Удивительно, как много случайностей было в момент ее смерти. Воздушное платье, отсутствие людей в усадьбе, бегание по комнатам вместо отчаянной борьбы с огнем за жизнь и, наконец, слова “спасите письма...” Это было самоубийство после холодного разговора с рассудочным Фетом:
Помнишь час последнего свиданья!
Безотраден сумрак ночи был;
Ты ждала, ты жаждала признанья —
Я молчал: тебя я не любил.
Холодела кровь, и сердце ныло:
Так тяжка была твоя печаль;
Горько мне за нас обоих было,
И сказать мне правду было жаль....
Позже Фет признался Борисову, что виноват в ее смерти: “Я ждал женщины, которая поймет меня, и дождался ее.

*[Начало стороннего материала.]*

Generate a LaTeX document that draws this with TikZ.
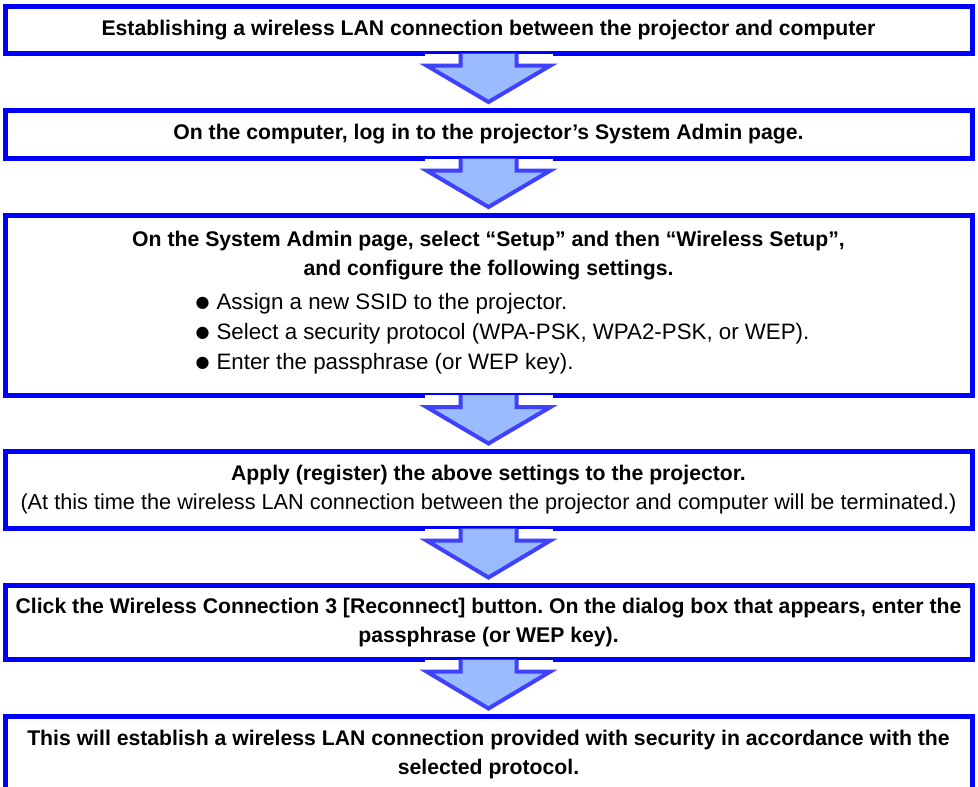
\documentclass[tikz,border=0pt]{standalone}
\usepackage{fontspec}
\setmainfont{Liberation Sans}
\newfontfamily\symfont{DejaVu Sans}
\usetikzlibrary{positioning,calc}
\definecolor{boxblue}{RGB}{0,0,255}
\definecolor{arrowline}{RGB}{64,64,255}
\definecolor{arrowfill}{RGB}{155,187,255}
\newcommand{\dotitem}{\raisebox{2pt}{\symfont\fontsize{16}{29}\selectfont ●}\hspace{7pt}}
\frenchspacing
\begin{document}
\begin{tikzpicture}[x=1pt,y=1pt,node distance={56.5pt},
  box/.style = {draw=boxblue, line width=5pt, minimum width=967pt, inner sep=0pt, outer sep=0pt, align=center, font=\fontsize{21.2}{29}\selectfont}]
        \useasboundingbox (0,0) rectangle (978,-787);
        \clip (0,0) rectangle (978,-787);

        \node[box, minimum height=47pt](b1) at (488.5,-30) {\textbf{Establishing a wireless LAN connection between the projector and computer}};
        \node[box, minimum height=48.5pt, below=of b1](b2) {\textbf{On the computer, log in to the projector’s System Admin page.}};
        \node[box, minimum height=180pt, below=of b2](b3) {\textbf{On the System Admin page, select “Setup” and then “Wireless Setup”,}\\
            \textbf{and configure the following settings.}\\[7pt]
            \hspace*{28pt}{\fontsize{22.3}{29}\selectfont\renewcommand{\arraystretch}{1.05}\begin{tabular}{@{}l@{}}
            \dotitem Assign a new SSID to the projector.\\
            \dotitem Select a security protocol (WPA-PSK, WPA2-PSK, or WEP).\\
            \dotitem Enter the passphrase (or WEP key).
            \end{tabular}}};
        \node[box, minimum height=77pt, below=of b3](b4) {\textbf{Apply (register) the above settings to the projector.}\\
            {\fontsize{21.7}{29}\selectfont (At this time the wireless LAN connection between the projector and computer will be terminated.)}};
        \node[box, minimum height=74pt, below=57pt of b4](b5) {\textbf{Click the Wireless Connection 3 [Reconnect] button. On the dialog box that appears, enter the}\\
            \textbf{passphrase (or WEP key).}};
        \node[box, minimum height=76pt, below=57pt of b5](b6) {\textbf{This will establish a wireless LAN connection provided with security in accordance with the}\\
            \textbf{selected protocol.}};

        % block arrows between the steps
        \foreach \boxa/\boxb in {b1/b2, b2/b3, b3/b4, b4/b5, b5/b6} {
            \path (\boxa.south) coordinate (t) (\boxb.north) coordinate (h);
            \fill[white] ($(t)+(-64,0)$) rectangle ($(t)+(64,-12)$);
            \fill[arrowfill] ($(t)+(-28,0)$) -- ($(t)+(-28,-12)$) -- ($(t)+(-62,-12)$) -- ($(h)+(0,8)$) -- ($(t)+(62,-12)$) -- ($(t)+(28,-12)$) -- ($(t)+(28,0)$) -- cycle;
            \draw[arrowline, line width=4pt] ($(t)+(-28,0)$) -- ($(t)+(-28,-12)$) -- ($(t)+(-62,-12)$) -- ($(h)+(0,8)$) -- ($(t)+(62,-12)$) -- ($(t)+(28,-12)$) -- ($(t)+(28,0)$);
        }
    \end{tikzpicture}
\end{document}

Она, сгорая, кричала: “Аu nom du ciel sauvez les lettres”. (“Ради всего святого, спасите письма”. — франц. ) и умерла со словами: “Он не виноват, а я”. После этого и говорить не стоит. Смерть, брат, хороший пробный камень. Но судьба не смогла соединить нас. Ожидать же подобной женщины с условиями жизни (...) было бы в мои лета и при моих средствах верх безумия...”.
Фет с грустью заглядывает в свое будущее: “И так мой идеальный мир разрушен давно. Что ж прикажете делать. Служить вечным адъютантом — хуже самого худа — ищу хозяйку, с которой буду жить, не понимая друг друга”.
Как часто Фет возвращался к тем роковым минутам. Стихотворение “Мне грустно” мало известно широкой публике, но ярко обнажает переживания: “Нет вырвать и бросить! — те язвы быть может целебны, — Но больно!”
Неправда, что разрыв с Еленой Лазич был легким для Фета, хотя порою он отзывался об этом с презрительной суровостью:
И кто к ногам судьбы не повергал
Кровавых жертв любви великодушной.
И все-таки судьба? Тогда почему столько горечи в минуту расставания, когда уже “и кони у крыльца”?
Я слышу трепетные руки...
Как бледность холодна прекрасного лица;
Как шепот горестен разлуки!
Он пытался себя обмануть, когда уверял, что лучше знать безжалостную и горькую правду, чем уповать на сладостную ложь.
Давно ты видела, я верю,
Как раздвояется наш путь.
Забыть тяжелую потерю
Я постараюсь где-нибудь.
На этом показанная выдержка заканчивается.